Unfortunately, the U.S. CDC estimates that almost half of these injuries are preventable and occur because of overuse of the same muscles or bones by kids who are specializing in a single sport.  Now, an update to a long-term research study confirms the need to better monitor the type and amount of training for young athletes.

Dr. Neeru Jayanthi, associate professor and medical director at Loyola University, sees quite a few middle and high school athletes at the Loyola sports medicine clinics in Chicago.  Back in 2010, he designed a long-term research program to monitor the types of athletes and injuries that the clinic was treating.  Since then, Jayanthi and his colleagues have enrolled 1,206 athletes between the ages of 8 and 18 into the study and will be following each one for up to three years.

In an April update, he reported that there had been 859 total injuries, of which 564 were diagnosed as overuse injuries with 139 of those being considered serious that kept the athlete sidelined for one to six months or longer.
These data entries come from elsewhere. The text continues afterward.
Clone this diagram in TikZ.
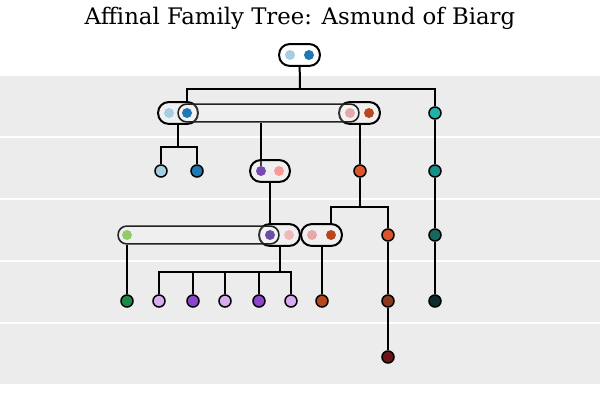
\documentclass[tikz,border=0pt]{standalone}
\usepackage{fontspec}
\setmainfont{DejaVu Serif}
\usepackage{tikz}
\usetikzlibrary{fit}
\usepackage{xcolor}
\definecolor{bandgrey}{HTML}{ECECEC}
\definecolor{unionline}{HTML}{222222}
\definecolor{skyblue}{HTML}{A6CEE3}
\definecolor{deepblue}{HTML}{1F78B4}
\definecolor{rosepink}{HTML}{E6A9A9}
\definecolor{rust}{HTML}{B9461E}
\definecolor{mateviolet}{HTML}{7A4BAE}
\definecolor{salmon}{HTML}{FB9A99}
\definecolor{leafgreen}{HTML}{92CA68}
\definecolor{indigo}{HTML}{6A51A3}
\definecolor{blush}{HTML}{F0B8B8}
\definecolor{ember}{HTML}{E0562B}
\definecolor{ember2}{HTML}{D9552E}
\definecolor{teal1}{HTML}{20B2A6}
\definecolor{teal2}{HTML}{178F88}
\definecolor{teal3}{HTML}{17665F}
\definecolor{teal4}{HTML}{0E2D2B}
\definecolor{forest}{HTML}{1B8A45}
\definecolor{lilac}{HTML}{D8AAF0}
\definecolor{grape}{HTML}{8E44CC}
\definecolor{umber}{HTML}{8B3A1F}
\definecolor{oxblood}{HTML}{6B1518}

\pgfdeclarelayer{bands}
\pgfdeclarelayer{lines}
\pgfdeclarelayer{boxes}
\pgfsetlayers{bands,lines,boxes,main}

\tikzset{
  person/.style={circle, draw=black, line width=0.75pt, minimum size=6pt, inner sep=0pt},
  mate/.style={circle, minimum size=5pt, inner sep=0pt},
  couple/.style={draw=black, line width=1pt, fill=white, fill opacity=0.25, rounded corners=5.25pt, inner sep=2.75pt},
  union/.style={draw=unionline, line width=0.8pt, fill=white, fill opacity=0.2, rounded corners=4.25pt, inner sep=1.75pt},
  link/.style={draw=black, line width=1pt},
}

\begin{document}
\begin{tikzpicture}[x=0.5pt, y=-0.5pt]
\useasboundingbox (0,0) rectangle (600,400);

% generation bands
\begin{pgfonlayer}{bands}
\foreach \top in {76,138,200,262,324}
  \fill[bandgrey] (0,\top) rectangle (600,\top+60);
\end{pgfonlayer}

\node[anchor=base, font=\fontsize{11.4}{13}\selectfont] (title) at (300,24.5)
  {Affinal Family Tree: Asmund of Biarg};

% spouses inside couple boxes
\foreach \name/\x/\y/\col in {
  rootA/290/55/skyblue, rootB/309/55/deepblue,
  cA1/169/113/skyblue, cA2/187/113/deepblue,
  cB1/350/113/rosepink, cB2/369/113/rust,
  cC1/261/171/mateviolet, cC2/279/171/salmon,
  g0/127/235/leafgreen,
  cD1/270/235/indigo, cD2/289/235/blush,
  cE1/312/235/rosepink, cE2/331/235/rust}
  \node[mate, fill=\col] (\name) at (\x,\y) {};

% single persons
\foreach \name/\x/\y/\col in {
  t1/435/113/teal1,
  k1/161/171/skyblue, k2/197/171/deepblue, o1/360/171/ember, t2/435/171/teal2,
  o2/388/235/ember2, t3/435/235/teal3,
  g1/127/301/forest, l1/159/301/lilac, p1/193/301/grape, l2/225/301/lilac,
  p2/259/301/grape, l3/291/301/lilac, d1/322/301/rust, b1/388/301/umber,
  t4/435/301/teal4,
  r1/388/357/oxblood}
  \node[person, fill=\col] (\name) at (\x,\y) {};

% couples and unions
\begin{pgfonlayer}{boxes}
\node[couple, fill opacity=1, fit=(rootA)(rootB)] (root) {};
\node[couple, fit=(cA1)(cA2)] (cA) {};
\node[couple, fit=(cB1)(cB2)] (cB) {};
\node[couple, fit=(cC1)(cC2)] (cC) {};
\node[couple, fit=(cD1)(cD2)] (cD) {};
\node[couple, fit=(cE1)(cE2)] (cE) {};
\node[union, fit=(cA2)(cB1)] (uA) {};
\node[union, fit=(g0)(cD1)] (uB) {};
\end{pgfonlayer}

% descent lines
\begin{pgfonlayer}{lines}
\coordinate (j0) at (300,89);
\coordinate (j1) at (178,147);
\coordinate (j2) at (360,207);
\coordinate (j3) at (279.5,272);
\draw[link] (root) -- (j0);
\draw[link] (cA2 |- cA.north) |- (j0) -| (t1);
\draw[link] (cA) -- (j1);
\draw[link] (k1) |- (j1) -| (k2);
\draw[link] (cC1) -- (cC1 |- uA.south);
\draw[link] (o1) -- (o1 |- cB.south);
\draw[link] (o1) -- (j2);
\draw[link] (cE2 |- cE.north) |- (j2) -| (o2);
\draw[link] (t1) -- (t2) -- (t3) -- (t4);
\draw[link] (cC) -- (cD1 |- cD.north);
\draw[link] (cD) -- (j3);
\draw[link] (l1) |- (j3) -| (l3);
\foreach \kid in {p1,l2,p2}
  \draw[link] (\kid) -- (\kid |- j3);
\draw[link] (g0 |- uB.south) -- (g1);
\draw[link] (d1) -- (d1 |- cE.south);
\draw[link] (o2) -- (b1) -- (r1);
\end{pgfonlayer}
\end{tikzpicture}
\end{document}
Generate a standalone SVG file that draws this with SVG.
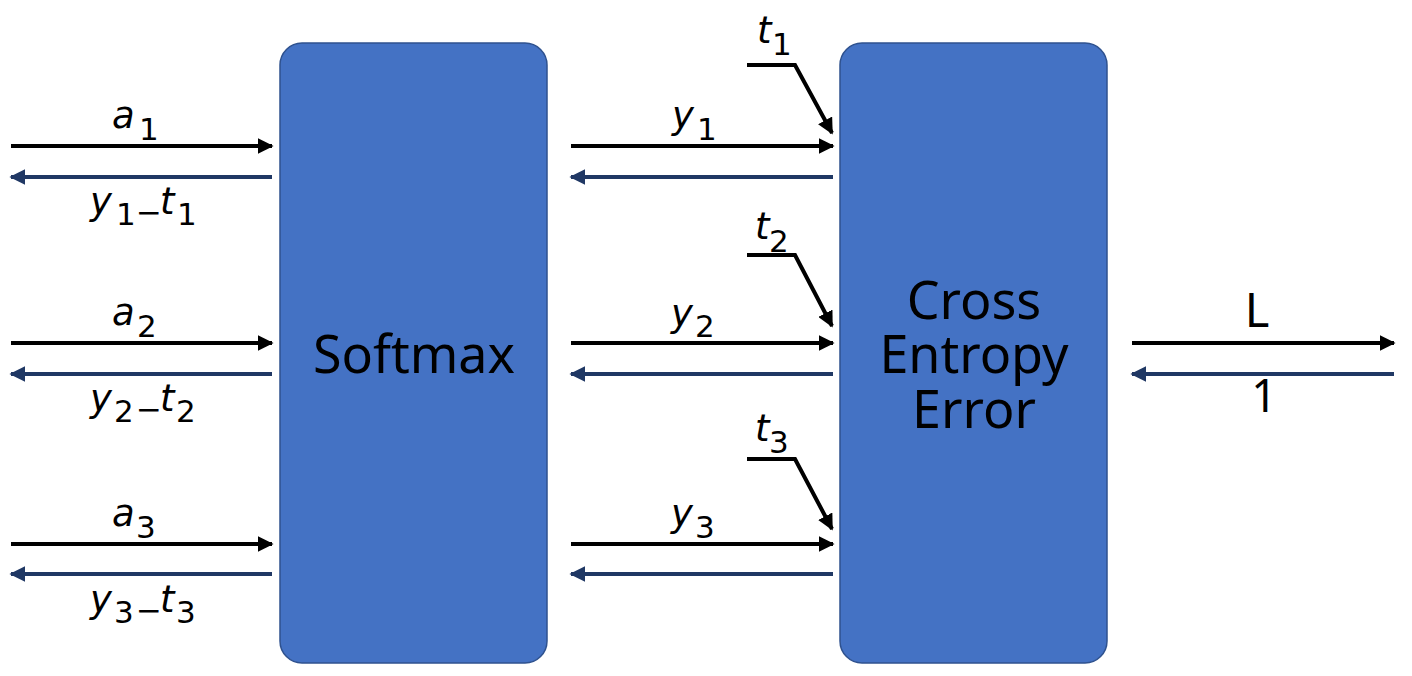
<svg xmlns="http://www.w3.org/2000/svg" width="1412" height="676" viewBox="0 0 1412 676">
<style>
.box{fill:#4472C4;stroke:#2F528F;stroke-width:1.5}
.fw{stroke:#000;stroke-width:4;fill:none}
.bw{stroke:#203864;stroke-width:4;fill:none}
.lbl{font-family:"DejaVu Sans","Noto Sans",sans-serif;font-size:37px;fill:#000}
.it{font-style:italic}
.sub{font-size:31px}
.big{font-family:"Noto Sans","DejaVu Sans",sans-serif;font-size:52px;fill:#000;text-anchor:middle}
.out{font-family:"Noto Sans","DejaVu Sans",sans-serif;font-size:47px;fill:#000;text-anchor:middle}
</style>
<defs>
<marker id="ah" viewBox="0 0 10 10" refX="9" refY="5" markerWidth="4" markerHeight="4" markerUnits="strokeWidth" orient="auto"><path d="M0,0 L10,5 L0,10 z" fill="#000"/></marker>
<marker id="ahb" viewBox="0 0 10 10" refX="9" refY="5" markerWidth="4" markerHeight="4" markerUnits="strokeWidth" orient="auto"><path d="M0,0 L10,5 L0,10 z" fill="#203864"/></marker>
</defs>
<rect width="1412" height="676" fill="#fff"/>
<g id="softmax">
<rect class="box" x="280" y="43" width="267" height="620" rx="22"/>
<text class="big" x="414" y="373">Softmax</text>
</g>
<g id="cee">
<rect class="box" x="840" y="43" width="267" height="620" rx="22"/>
<text class="big"><tspan x="974" y="319">Cross</tspan><tspan x="974" y="373">Entropy</tspan><tspan x="974" y="428">Error</tspan></text>
</g>
<g id="connectors">
<line class="fw" x1="11" y1="146" x2="272" y2="146" marker-end="url(#ah)"/>
<line class="bw" x1="272" y1="177" x2="11" y2="177" marker-end="url(#ahb)"/>
<line class="fw" x1="11" y1="343" x2="272" y2="343" marker-end="url(#ah)"/>
<line class="bw" x1="272" y1="374" x2="11" y2="374" marker-end="url(#ahb)"/>
<line class="fw" x1="11" y1="544" x2="272" y2="544" marker-end="url(#ah)"/>
<line class="bw" x1="272" y1="574" x2="11" y2="574" marker-end="url(#ahb)"/>
<line class="fw" x1="571" y1="146" x2="833" y2="146" marker-end="url(#ah)"/>
<line class="bw" x1="833" y1="177" x2="571" y2="177" marker-end="url(#ahb)"/>
<line class="fw" x1="571" y1="343" x2="833" y2="343" marker-end="url(#ah)"/>
<line class="bw" x1="833" y1="374" x2="571" y2="374" marker-end="url(#ahb)"/>
<line class="fw" x1="571" y1="544" x2="833" y2="544" marker-end="url(#ah)"/>
<line class="bw" x1="833" y1="574" x2="571" y2="574" marker-end="url(#ahb)"/>
<polyline class="fw" points="747,65 795,65 832,133" marker-end="url(#ah)"/>
<polyline class="fw" points="747,255 795,255 832,326" marker-end="url(#ah)"/>
<polyline class="fw" points="747,459 795,459 832,529" marker-end="url(#ah)"/>
<line class="fw" x1="1132" y1="343" x2="1394" y2="343" marker-end="url(#ah)"/>
<line class="bw" x1="1394" y1="374" x2="1132" y2="374" marker-end="url(#ahb)"/>
</g>
<g id="labels">
<text class="lbl"><tspan class="it" x="112" y="128">a</tspan><tspan class="sub" x="139" y="140">1</tspan></text>
<text class="lbl"><tspan class="it" x="90" y="214">y</tspan><tspan class="sub" x="116" y="225">1</tspan><tspan class="sub" x="136" y="223">−</tspan><tspan class="it" x="160" y="214">t</tspan><tspan class="sub" x="177" y="225">1</tspan></text>
<text class="lbl"><tspan class="it" x="112" y="325">a</tspan><tspan class="sub" x="137" y="337">2</tspan></text>
<text class="lbl"><tspan class="it" x="90" y="411">y</tspan><tspan class="sub" x="114" y="422">2</tspan><tspan class="sub" x="136" y="420">−</tspan><tspan class="it" x="160" y="411">t</tspan><tspan class="sub" x="176" y="422">2</tspan></text>
<text class="lbl"><tspan class="it" x="112" y="526">a</tspan><tspan class="sub" x="136" y="538">3</tspan></text>
<text class="lbl"><tspan class="it" x="90" y="612">y</tspan><tspan class="sub" x="114" y="623">3</tspan><tspan class="sub" x="136" y="621">−</tspan><tspan class="it" x="160" y="612">t</tspan><tspan class="sub" x="176" y="623">3</tspan></text>
<text class="lbl"><tspan class="it" x="672" y="128">y</tspan><tspan class="sub" x="697" y="140">1</tspan></text>
<text class="lbl"><tspan class="it" x="671" y="326">y</tspan><tspan class="sub" x="695" y="337">2</tspan></text>
<text class="lbl"><tspan class="it" x="671" y="526">y</tspan><tspan class="sub" x="695" y="538">3</tspan></text>
<text class="lbl"><tspan class="it" x="757" y="43">t</tspan><tspan class="sub" x="772" y="55">1</tspan></text>
<text class="lbl"><tspan class="it" x="755" y="239">t</tspan><tspan class="sub" x="769" y="252">2</tspan></text>
<text class="lbl"><tspan class="it" x="755" y="441">t</tspan><tspan class="sub" x="769" y="453">3</tspan></text>
<text class="out" x="1257" y="327">L</text>
<text class="out" x="1264" y="412" style="font-size:45px">1</text>
</g>
</svg>
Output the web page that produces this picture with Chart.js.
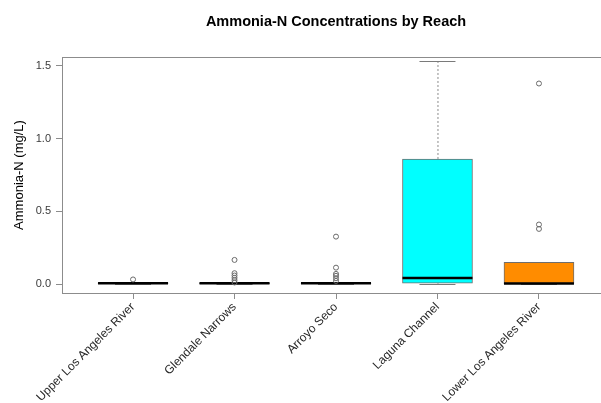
<!DOCTYPE html>
<html>
<head>
<meta charset="utf-8">
<script src="https://cdn.jsdelivr.net/npm/chart.js@4.4.1/dist/chart.umd.min.js"></script>
<style>
  html, body { margin: 0; padding: 0; background: #ffffff; overflow: hidden; }
  #wrap { width: 601px; height: 403px; overflow: hidden; }
  canvas { display: block; }
</style>
</head>
<body>
<div id="wrap"><canvas id="chart" width="615" height="403"></canvas></div>
<script>
// Reaches along the river and their box-plot summaries (mg/L)
const reaches = ["Upper Los Angeles River", "Glendale Narrows", "Arroyo Seco", "Laguna Channel", "Lower Los Angeles River"];
const positions = [1, 2, 3, 4, 5];
const q1Values = [0.004, 0.004, 0.004, 0.007, 0.005];
const medianValues = [0.007, 0.007, 0.007, 0.043, 0.005];
const q3Values = [0.010, 0.010, 0.010, 0.860, 0.151];
const whiskerLow = [0.000, 0.004, 0.004, 0.000, 0.005];
const whiskerHigh = [0.016, 0.010, 0.010, 1.530, 0.151];
const outliers = [
  [0.033],
  [0.167, 0.076, 0.060, 0.044, 0.028, 0.012],
  [0.327, 0.114, 0.071, 0.058, 0.041, 0.023],
  [],
  [1.378, 0.410, 0.380]
];
const boxColors = ["#ff0000", "#00cd00", "#0000ff", "#00ffff", "#ff8c00"];
const yTickValues = [0.0, 0.5, 1.0, 1.5];

const boxData = positions.map((p, i) => ({ x: p, y: [q1Values[i], q3Values[i]] }));
const outlierData = [];
outliers.forEach((list, i) => list.forEach(v => outlierData.push({ x: positions[i], y: v })));

const BOX_WIDTH = 70;
const STAPLE_WIDTH = 36;

// Whiskers and staples sit behind the boxes
const whiskerPlugin = {
  id: 'whiskers',
  beforeDatasetsDraw(chart) {
    const { ctx, scales: { x, y } } = chart;
    ctx.save();
    positions.forEach((p, i) => {
      const cx = x.getPixelForValue(p);
      const yLo = y.getPixelForValue(whiskerLow[i]);
      const yHi = y.getPixelForValue(whiskerHigh[i]);
      const yQ1 = y.getPixelForValue(q1Values[i]);
      const yQ3 = y.getPixelForValue(q3Values[i]);
      ctx.strokeStyle = '#8a8a8a';
      ctx.lineWidth = 1;
      ctx.setLineDash([2, 2]);
      ctx.beginPath();
      ctx.moveTo(cx + 0.5, yQ3);
      ctx.lineTo(cx + 0.5, yHi);
      ctx.moveTo(cx + 0.5, yQ1);
      ctx.lineTo(cx + 0.5, yLo);
      ctx.stroke();
      ctx.setLineDash([]);
      ctx.strokeStyle = '#7a7a7a';
      ctx.beginPath();
      ctx.moveTo(cx - STAPLE_WIDTH / 2, Math.round(yHi) + 0.5);
      ctx.lineTo(cx + STAPLE_WIDTH / 2, Math.round(yHi) + 0.5);
      ctx.moveTo(cx - STAPLE_WIDTH / 2, Math.round(yLo) + 0.5);
      ctx.lineTo(cx + STAPLE_WIDTH / 2, Math.round(yLo) + 0.5);
      ctx.stroke();
    });
    ctx.restore();
  },
  // Median bars drawn right after the boxes
  afterDatasetDraw(chart, args) {
    if (args.index !== 0) return;
    const { ctx, scales: { x, y } } = chart;
    ctx.save();
    ctx.strokeStyle = '#000000';
    ctx.lineWidth = 2.5;
    positions.forEach((p, i) => {
      const cx = x.getPixelForValue(p);
      const ym = y.getPixelForValue(medianValues[i]);
      ctx.beginPath();
      ctx.moveTo(cx - BOX_WIDTH / 2, ym);
      ctx.lineTo(cx + BOX_WIDTH / 2, ym);
      ctx.stroke();
    });
    ctx.restore();
  },
  // Frame around the plotting region
  afterDraw(chart) {
    const { ctx, chartArea: a } = chart;
    ctx.save();
    ctx.strokeStyle = '#8c8c8c';
    ctx.lineWidth = 1;
    ctx.strokeRect(Math.round(a.left) + 0.5, Math.round(a.top) + 0.5, Math.round(a.right - a.left), Math.round(a.bottom - a.top));
    ctx.restore();
  }
};

new Chart(document.getElementById('chart'), {
  type: 'bar',
  data: {
    datasets: [
      {
        type: 'bar',
        data: boxData,
        backgroundColor: boxColors,
        borderColor: '#6e6e6e',
        borderWidth: 1,
        borderSkipped: false,
        barThickness: BOX_WIDTH,
        order: 2
      },
      {
        type: 'scatter',
        data: outlierData,
        pointStyle: 'circle',
        pointRadius: 2.5,
        pointBorderWidth: 1,
        pointBorderColor: '#6a6a6a',
        pointBackgroundColor: 'rgba(255,255,255,0)',
        order: 1
      }
    ]
  },
  options: {
    responsive: false,
    animation: false,
    devicePixelRatio: 1,
    layout: { padding: 0 },
    plugins: {
      legend: { display: false },
      tooltip: { enabled: false },
      title: {
        display: true,
        text: 'Ammonia-N Concentrations by Reach',
        fullSize: false,
        color: '#000000',
        font: { family: '"Liberation Sans", Arial, sans-serif', size: 14.5, weight: 'bold' },
        padding: { top: 13.5, bottom: 26.1 }
      }
    },
    scales: {
      x: {
        type: 'linear',
        min: 0.3,
        max: 5.7,
        offset: false,
        afterBuildTicks(scale) { scale.ticks = positions.map(v => ({ value: v })); },
        afterFit(scale) { scale.height = 110; },
        grid: { offset: false, drawOnChartArea: false, drawTicks: true, tickLength: 6, color: '#8c8c8c' },
        border: { display: false },
        ticks: {
          autoSkip: false,
          minRotation: 45,
          maxRotation: 45,
          padding: 1,
          color: '#262626',
          font: { family: '"Liberation Sans", Arial, sans-serif', size: 12 },
          callback: (v) => reaches[positions.indexOf(v)] || ''
        }
      },
      y: {
        type: 'linear',
        min: -0.06,
        max: 1.56,
        afterBuildTicks(scale) { scale.ticks = yTickValues.map(v => ({ value: v })); },
        afterFit(scale) { scale.width = 62; },
        grid: { drawOnChartArea: false, drawTicks: true, tickLength: 6, color: '#8c8c8c' },
        border: { display: false },
        title: {
          display: true,
          text: 'Ammonia-N (mg/L)',
          color: '#000000',
          font: { family: '"Liberation Sans", Arial, sans-serif', size: 13 },
          padding: { top: 12, bottom: 0 }
        },
        ticks: {
          padding: 5,
          color: '#3a3a3a',
          font: { family: '"Liberation Sans", Arial, sans-serif', size: 11 },
          callback: (v) => Number(v).toFixed(1)
        }
      }
    }
  },
  plugins: [whiskerPlugin]
});
</script>
</body>
</html>
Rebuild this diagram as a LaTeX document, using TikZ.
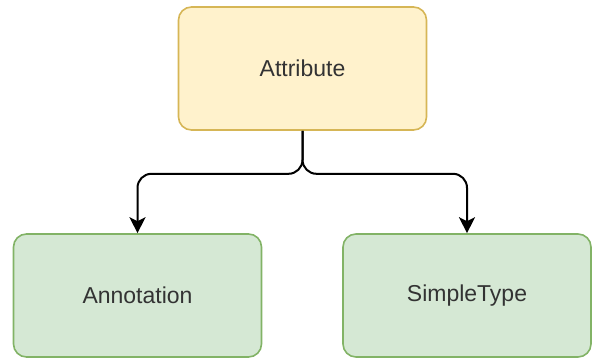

Along with their health, the team also kept track of each athletes training schedule as reported by their parents.  Combining this data with the injury report, an eye-catching statistic jumped out at them. Those young athletes who spent more hours per week training or competing than their age, in a single sport, were 70% more likely to pick up a serious overuse injury.  So, for example, if a 14 year old soccer player spent more than 14 hours per week in just soccer, they suffered an injury rate over two thirds higher than those players who practiced less than their age.

"We should be cautious about intense specialization in one sport before and during adolescence,” Jayanthi said. “Among the recommendations we can make, based on our findings, is that young athletes should not spend more hours per week in organized sports than their ages.”

Not only is the amount of hours or practice vital but also the balance between organized, structured training versus just free play like pick-up games.  The latest research showed that if this ratio of structured to unstructured time exceeded 2:1, the injury rate went up significantly.

The medical evidence has become so overwhelming that a group of leading medical authorities, including the American Academy of Orthopaedic Surgeons and the National Athletic Trainers Association, have mounted a campaign called Stop Sports Injuries to make athletes, parents and coaches aware of the dangers of early sport specialization and overtraining (see video below).

“Kids often receive pressure from their parents or coaches to be the best in one given sport, when in reality participating in free play and a multitude of sports from an early age is the best strategy to create an outstanding athlete,” said William Levine, MD, Chair of the STOP Sports Injuries Advisory Committee.

Keeping track of an athlete’s training sessions is critical to prevent crossing the threshold to overuse.  Using an online training diary system is strongly recommended to log not only the hours but also the type of activity, the body’s reaction and recovery and the progress of results over time.  Coaches and clubs can also use the diary system to monitor entire teams and player populations enrolled in long-term athletic development plans.